Patriotism is a great tool in this game. If they nationalize, it's "the national patrimony" that's not going to be given to filthy foreigners. When it's broke, it's all about the need for the nation to join all the other prestigious modern nations and enjoy its share of glory and prosperity.

"What's good for General Motors is good for the country." That kind of patriotism certainly hasn't gone out of style. Free markets are patriotic until it's bipartisanship rushing to the defense of our God-given prosperity. North America or South America, it's basically the same package of lies and the same refuge, first and last, of scoundrels.
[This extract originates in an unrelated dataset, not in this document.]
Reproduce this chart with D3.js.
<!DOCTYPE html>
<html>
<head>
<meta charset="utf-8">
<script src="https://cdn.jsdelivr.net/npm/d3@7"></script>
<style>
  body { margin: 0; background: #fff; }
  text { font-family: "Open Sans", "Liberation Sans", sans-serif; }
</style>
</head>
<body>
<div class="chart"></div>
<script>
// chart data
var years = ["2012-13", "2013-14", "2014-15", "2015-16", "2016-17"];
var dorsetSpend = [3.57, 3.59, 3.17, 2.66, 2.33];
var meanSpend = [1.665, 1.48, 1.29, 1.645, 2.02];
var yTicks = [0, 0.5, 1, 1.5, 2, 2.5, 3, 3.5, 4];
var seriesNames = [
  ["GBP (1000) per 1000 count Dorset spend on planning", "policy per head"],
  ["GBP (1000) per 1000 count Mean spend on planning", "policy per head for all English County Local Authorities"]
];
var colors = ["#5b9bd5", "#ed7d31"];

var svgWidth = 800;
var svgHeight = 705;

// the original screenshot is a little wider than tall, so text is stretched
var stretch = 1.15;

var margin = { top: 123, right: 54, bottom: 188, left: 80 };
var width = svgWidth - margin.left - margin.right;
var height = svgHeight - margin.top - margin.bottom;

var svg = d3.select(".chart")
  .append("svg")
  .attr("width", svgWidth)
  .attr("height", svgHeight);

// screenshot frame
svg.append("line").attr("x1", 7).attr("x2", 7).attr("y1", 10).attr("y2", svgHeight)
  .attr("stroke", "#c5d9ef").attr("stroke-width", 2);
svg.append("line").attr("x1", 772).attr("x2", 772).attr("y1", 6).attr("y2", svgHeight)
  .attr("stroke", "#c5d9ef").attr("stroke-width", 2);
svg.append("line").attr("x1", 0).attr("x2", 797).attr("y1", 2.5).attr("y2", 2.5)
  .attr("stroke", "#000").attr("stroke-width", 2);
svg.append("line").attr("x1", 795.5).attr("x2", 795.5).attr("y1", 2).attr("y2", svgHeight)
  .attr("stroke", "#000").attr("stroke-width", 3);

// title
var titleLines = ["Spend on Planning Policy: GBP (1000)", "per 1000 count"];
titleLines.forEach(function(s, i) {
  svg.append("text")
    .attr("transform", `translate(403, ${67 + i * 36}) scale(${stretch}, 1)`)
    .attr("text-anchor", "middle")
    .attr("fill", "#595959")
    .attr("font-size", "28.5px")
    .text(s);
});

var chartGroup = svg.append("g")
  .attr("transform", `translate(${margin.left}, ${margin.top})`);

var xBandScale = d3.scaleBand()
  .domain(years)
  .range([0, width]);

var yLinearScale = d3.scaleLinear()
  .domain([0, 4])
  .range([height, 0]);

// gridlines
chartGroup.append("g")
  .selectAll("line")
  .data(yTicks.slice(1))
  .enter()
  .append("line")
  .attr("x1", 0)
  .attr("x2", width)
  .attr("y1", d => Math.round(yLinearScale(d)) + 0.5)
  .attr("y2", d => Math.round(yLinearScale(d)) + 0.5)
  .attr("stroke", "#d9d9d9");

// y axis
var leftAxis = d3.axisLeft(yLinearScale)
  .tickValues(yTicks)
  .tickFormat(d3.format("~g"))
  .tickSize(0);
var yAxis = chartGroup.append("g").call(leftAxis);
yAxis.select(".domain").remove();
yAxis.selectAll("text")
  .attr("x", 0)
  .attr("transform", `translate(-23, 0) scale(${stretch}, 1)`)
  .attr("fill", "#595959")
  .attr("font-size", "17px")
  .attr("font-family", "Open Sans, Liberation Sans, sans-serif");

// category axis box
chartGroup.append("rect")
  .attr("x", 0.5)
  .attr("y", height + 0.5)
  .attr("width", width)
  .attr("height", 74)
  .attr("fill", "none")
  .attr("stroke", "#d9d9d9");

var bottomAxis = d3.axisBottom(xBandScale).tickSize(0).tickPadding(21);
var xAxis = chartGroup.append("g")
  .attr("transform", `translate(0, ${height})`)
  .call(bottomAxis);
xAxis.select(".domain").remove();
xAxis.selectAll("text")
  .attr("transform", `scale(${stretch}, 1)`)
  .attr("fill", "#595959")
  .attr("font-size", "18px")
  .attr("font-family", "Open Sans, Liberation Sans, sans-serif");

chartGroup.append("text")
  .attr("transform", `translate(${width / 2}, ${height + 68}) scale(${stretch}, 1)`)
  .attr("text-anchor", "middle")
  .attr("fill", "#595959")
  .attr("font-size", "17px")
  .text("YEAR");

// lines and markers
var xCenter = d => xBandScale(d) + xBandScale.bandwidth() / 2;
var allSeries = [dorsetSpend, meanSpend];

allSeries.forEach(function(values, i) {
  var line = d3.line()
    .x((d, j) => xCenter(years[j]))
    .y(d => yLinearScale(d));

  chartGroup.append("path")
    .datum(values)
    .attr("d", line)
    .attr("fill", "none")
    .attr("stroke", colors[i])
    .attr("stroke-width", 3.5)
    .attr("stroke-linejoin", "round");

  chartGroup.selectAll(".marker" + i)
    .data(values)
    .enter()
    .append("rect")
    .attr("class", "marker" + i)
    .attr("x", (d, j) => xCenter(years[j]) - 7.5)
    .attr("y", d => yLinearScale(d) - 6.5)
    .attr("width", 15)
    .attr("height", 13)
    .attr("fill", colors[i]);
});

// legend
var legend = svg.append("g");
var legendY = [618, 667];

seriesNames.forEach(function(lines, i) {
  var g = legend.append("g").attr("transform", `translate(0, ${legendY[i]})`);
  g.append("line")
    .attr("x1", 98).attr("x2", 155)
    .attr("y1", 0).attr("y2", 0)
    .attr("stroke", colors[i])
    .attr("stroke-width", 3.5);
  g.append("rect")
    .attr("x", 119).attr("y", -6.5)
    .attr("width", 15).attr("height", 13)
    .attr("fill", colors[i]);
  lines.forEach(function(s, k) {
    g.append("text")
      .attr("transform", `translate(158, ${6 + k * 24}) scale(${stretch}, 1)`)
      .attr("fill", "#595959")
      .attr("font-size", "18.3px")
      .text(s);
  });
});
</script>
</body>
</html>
Gravatar Certainly, it seems so strange to me that Americans don't seem to be right of center by virtue of legitimate choice, but more out of ignorance that there are a variety of options. At least in European systems they seem to have a better sense of reality. You're right about De Gaulle.
I have to keep going back to the situation in So America to understand just what has happened, between CIA planted dictators (e.g. Pinochet) +privatized American corporations. The World Bank vs. "developmentalism".

I don't know if you're familiar with the book "Shock Doctrine" by Naomi Klein, but she describes a situation where U.S. Corporations and the CIA plant a dictator who run away with everything between them.(Milton Friedman project) The country is then broke and goes to the World Bank who lends them Money on terms that they privatize and give political support to the U.S..
What has happened in some countries recently is ,as I understand it (from elsewhere) that the countries have voted for anti-corporatization governments which have worked so far. They are governments where only certain essential industries are nationalized, and regulated privatization occur in other industries..


Gravatar Living in Mexico at times doesn't make me a real Latin Americanist with a good knowledge of its economic systems. I do know that I profoundly distrust a lot of the so-called Latin American pundits and specialists and experts who are so regularly cited in the mainstream media. They just don't ring true. I used to read some of the British reviewers and they sounded like they were living in Florida getting feeds from places that they had never seen all neatly translated by people who had a definite interest in what got translated. One guy used to write wonderful travel brochures and local tourist guides, all from his hotel room in one town--if they can do that with travel advice, what do you think they do with insights into local politics? Just compare articles that crop up about Venezuela--you wouldn't think they were talking about the same country.